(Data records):
* * *

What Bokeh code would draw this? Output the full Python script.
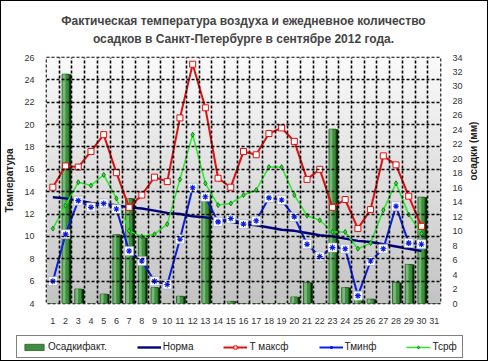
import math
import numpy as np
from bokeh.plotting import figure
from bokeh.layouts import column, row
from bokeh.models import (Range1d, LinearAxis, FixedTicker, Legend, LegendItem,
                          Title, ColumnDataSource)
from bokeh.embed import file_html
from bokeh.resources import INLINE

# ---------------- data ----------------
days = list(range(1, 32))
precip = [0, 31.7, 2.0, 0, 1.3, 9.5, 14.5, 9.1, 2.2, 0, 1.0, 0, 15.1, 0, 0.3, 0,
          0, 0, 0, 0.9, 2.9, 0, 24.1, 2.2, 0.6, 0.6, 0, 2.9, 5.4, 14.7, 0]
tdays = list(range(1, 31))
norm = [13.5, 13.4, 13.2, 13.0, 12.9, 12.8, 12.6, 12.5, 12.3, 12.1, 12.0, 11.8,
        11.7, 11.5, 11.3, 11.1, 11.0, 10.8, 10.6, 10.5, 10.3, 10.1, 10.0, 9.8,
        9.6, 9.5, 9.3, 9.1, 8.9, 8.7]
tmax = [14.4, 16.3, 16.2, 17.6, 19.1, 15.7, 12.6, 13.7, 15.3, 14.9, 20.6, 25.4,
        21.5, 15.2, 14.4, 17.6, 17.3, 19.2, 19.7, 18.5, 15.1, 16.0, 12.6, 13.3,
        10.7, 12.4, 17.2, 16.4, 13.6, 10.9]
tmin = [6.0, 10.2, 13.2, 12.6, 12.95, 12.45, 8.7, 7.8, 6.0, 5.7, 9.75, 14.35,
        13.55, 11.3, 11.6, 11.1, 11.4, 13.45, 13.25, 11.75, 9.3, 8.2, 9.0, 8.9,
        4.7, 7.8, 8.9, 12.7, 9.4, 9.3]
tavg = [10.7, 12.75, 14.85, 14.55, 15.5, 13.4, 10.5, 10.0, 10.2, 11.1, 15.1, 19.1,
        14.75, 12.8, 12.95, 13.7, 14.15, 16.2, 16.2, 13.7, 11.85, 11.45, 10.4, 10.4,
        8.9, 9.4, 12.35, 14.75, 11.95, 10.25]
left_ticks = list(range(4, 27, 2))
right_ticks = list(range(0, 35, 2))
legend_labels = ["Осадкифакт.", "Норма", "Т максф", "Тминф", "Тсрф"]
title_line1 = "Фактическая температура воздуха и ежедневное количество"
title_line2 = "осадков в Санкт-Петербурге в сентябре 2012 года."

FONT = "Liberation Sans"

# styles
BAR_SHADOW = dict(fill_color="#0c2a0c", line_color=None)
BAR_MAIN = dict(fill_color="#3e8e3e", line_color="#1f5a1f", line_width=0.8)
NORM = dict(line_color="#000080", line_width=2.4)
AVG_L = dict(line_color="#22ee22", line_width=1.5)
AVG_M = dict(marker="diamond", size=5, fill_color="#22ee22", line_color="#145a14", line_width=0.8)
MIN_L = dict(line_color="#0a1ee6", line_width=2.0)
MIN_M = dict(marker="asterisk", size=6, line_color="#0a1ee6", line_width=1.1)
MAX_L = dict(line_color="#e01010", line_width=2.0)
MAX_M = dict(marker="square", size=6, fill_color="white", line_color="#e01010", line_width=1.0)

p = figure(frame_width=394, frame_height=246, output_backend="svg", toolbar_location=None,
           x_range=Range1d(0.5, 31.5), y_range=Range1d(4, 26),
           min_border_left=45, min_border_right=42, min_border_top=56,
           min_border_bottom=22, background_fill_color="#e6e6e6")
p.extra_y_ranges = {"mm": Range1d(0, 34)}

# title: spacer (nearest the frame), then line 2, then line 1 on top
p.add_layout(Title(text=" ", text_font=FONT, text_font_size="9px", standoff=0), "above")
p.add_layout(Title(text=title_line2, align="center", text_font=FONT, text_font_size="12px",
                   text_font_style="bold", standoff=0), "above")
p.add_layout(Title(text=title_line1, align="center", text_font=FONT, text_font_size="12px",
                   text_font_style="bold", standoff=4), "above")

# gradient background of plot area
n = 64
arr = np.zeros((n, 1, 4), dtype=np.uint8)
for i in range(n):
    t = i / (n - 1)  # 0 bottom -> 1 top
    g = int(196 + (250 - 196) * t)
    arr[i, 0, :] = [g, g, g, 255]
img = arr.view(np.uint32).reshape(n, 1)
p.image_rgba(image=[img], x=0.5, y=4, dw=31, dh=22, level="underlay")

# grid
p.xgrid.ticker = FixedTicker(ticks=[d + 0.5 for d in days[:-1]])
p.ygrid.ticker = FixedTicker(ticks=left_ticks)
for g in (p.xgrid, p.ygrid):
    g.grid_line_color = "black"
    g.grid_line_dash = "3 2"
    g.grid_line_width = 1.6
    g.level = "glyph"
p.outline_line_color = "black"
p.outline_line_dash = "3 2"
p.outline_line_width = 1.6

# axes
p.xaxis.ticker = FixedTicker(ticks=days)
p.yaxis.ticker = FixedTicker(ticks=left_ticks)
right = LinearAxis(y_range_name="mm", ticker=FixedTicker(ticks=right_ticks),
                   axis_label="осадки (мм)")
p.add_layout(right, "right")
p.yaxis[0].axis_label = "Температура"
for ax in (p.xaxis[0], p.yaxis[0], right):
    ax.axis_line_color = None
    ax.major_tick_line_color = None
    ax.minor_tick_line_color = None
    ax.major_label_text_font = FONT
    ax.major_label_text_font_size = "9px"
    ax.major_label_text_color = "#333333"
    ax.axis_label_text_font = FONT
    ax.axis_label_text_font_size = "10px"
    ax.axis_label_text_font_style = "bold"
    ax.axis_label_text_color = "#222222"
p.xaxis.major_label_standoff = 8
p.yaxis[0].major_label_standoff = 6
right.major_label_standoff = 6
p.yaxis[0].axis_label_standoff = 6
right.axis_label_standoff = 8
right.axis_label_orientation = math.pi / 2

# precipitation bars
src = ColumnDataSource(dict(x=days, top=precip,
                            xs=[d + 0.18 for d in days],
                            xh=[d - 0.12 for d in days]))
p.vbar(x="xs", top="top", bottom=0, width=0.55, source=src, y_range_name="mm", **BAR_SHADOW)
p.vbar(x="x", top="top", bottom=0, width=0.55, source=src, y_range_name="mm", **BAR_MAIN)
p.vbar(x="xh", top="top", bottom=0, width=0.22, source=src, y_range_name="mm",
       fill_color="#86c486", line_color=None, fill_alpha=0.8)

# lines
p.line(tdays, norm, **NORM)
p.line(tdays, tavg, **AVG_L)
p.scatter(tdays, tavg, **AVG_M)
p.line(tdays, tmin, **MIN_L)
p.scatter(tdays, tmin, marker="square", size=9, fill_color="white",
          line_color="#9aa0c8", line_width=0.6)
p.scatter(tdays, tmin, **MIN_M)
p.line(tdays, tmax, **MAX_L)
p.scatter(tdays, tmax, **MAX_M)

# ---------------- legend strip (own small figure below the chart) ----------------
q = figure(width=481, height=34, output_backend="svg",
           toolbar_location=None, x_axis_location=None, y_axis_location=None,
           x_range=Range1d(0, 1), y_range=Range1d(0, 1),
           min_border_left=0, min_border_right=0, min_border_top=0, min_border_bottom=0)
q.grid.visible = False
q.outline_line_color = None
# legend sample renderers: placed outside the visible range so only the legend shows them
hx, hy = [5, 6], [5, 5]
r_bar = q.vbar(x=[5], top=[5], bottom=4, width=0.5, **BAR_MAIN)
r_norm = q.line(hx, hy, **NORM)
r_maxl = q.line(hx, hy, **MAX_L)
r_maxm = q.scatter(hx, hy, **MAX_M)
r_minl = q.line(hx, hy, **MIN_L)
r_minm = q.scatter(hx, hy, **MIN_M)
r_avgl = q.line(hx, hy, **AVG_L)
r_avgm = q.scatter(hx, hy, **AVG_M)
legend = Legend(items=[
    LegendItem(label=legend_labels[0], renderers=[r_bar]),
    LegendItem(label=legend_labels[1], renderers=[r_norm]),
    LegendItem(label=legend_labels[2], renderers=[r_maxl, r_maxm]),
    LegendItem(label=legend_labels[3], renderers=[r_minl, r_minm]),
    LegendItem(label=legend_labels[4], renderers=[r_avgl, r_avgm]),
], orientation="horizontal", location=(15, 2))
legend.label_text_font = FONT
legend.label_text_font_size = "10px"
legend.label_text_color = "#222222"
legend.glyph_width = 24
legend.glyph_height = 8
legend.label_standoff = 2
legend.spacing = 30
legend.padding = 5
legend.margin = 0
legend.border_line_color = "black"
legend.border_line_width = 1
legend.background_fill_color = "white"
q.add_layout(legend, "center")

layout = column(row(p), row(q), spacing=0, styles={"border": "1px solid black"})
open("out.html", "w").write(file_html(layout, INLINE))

* * *

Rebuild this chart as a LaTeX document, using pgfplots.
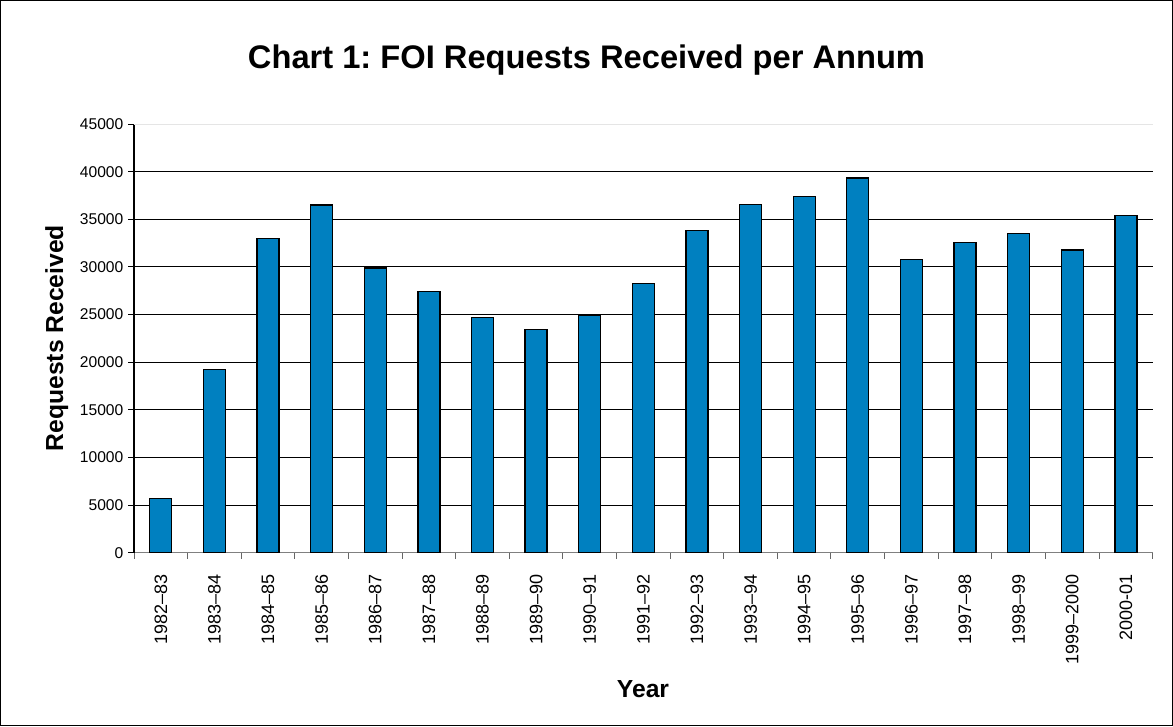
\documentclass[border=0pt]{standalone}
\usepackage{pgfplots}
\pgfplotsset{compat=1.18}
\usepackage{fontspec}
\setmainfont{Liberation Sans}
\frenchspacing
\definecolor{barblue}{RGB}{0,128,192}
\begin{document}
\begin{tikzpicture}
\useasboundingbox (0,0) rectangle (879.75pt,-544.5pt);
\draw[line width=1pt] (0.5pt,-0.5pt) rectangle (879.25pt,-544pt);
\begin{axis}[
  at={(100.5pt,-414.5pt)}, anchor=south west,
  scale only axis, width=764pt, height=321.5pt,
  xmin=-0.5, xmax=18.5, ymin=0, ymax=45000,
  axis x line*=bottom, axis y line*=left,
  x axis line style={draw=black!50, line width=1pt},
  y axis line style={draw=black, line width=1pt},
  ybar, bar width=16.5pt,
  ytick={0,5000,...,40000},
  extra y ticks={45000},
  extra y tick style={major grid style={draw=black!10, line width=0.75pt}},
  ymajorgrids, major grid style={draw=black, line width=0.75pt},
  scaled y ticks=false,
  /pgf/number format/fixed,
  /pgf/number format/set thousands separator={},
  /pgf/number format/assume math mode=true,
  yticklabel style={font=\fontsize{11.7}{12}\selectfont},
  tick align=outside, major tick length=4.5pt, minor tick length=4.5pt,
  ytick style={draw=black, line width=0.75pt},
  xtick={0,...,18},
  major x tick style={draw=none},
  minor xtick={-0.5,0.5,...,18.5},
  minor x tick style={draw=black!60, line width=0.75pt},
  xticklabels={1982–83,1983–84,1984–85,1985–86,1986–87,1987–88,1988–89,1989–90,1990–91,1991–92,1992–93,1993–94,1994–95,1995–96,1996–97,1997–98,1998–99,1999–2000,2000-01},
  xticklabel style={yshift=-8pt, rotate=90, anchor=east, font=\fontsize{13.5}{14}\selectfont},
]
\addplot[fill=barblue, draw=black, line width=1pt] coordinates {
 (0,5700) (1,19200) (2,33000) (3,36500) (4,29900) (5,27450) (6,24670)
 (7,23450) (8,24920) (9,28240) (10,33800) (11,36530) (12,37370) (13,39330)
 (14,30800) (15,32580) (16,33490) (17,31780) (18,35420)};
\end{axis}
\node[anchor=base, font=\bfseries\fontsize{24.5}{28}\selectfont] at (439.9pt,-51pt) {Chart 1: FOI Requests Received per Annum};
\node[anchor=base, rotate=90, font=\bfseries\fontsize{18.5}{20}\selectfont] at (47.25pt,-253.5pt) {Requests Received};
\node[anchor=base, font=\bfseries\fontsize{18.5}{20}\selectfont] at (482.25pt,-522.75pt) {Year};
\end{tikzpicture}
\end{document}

* * *

(Given exercise): Copy, exactly as they stand, the lines from the one that holds "What Bokeh code" to the one that holds "from bokeh.resources import INLINE", both included, and drop every picture.

(Result of this exercise):
What Bokeh code would draw this? Output the full Python script.
import math
import numpy as np
from bokeh.plotting import figure
from bokeh.layouts import column, row
from bokeh.models import (Range1d, LinearAxis, FixedTicker, Legend, LegendItem,
                          Title, ColumnDataSource)
from bokeh.embed import file_html
from bokeh.resources import INLINE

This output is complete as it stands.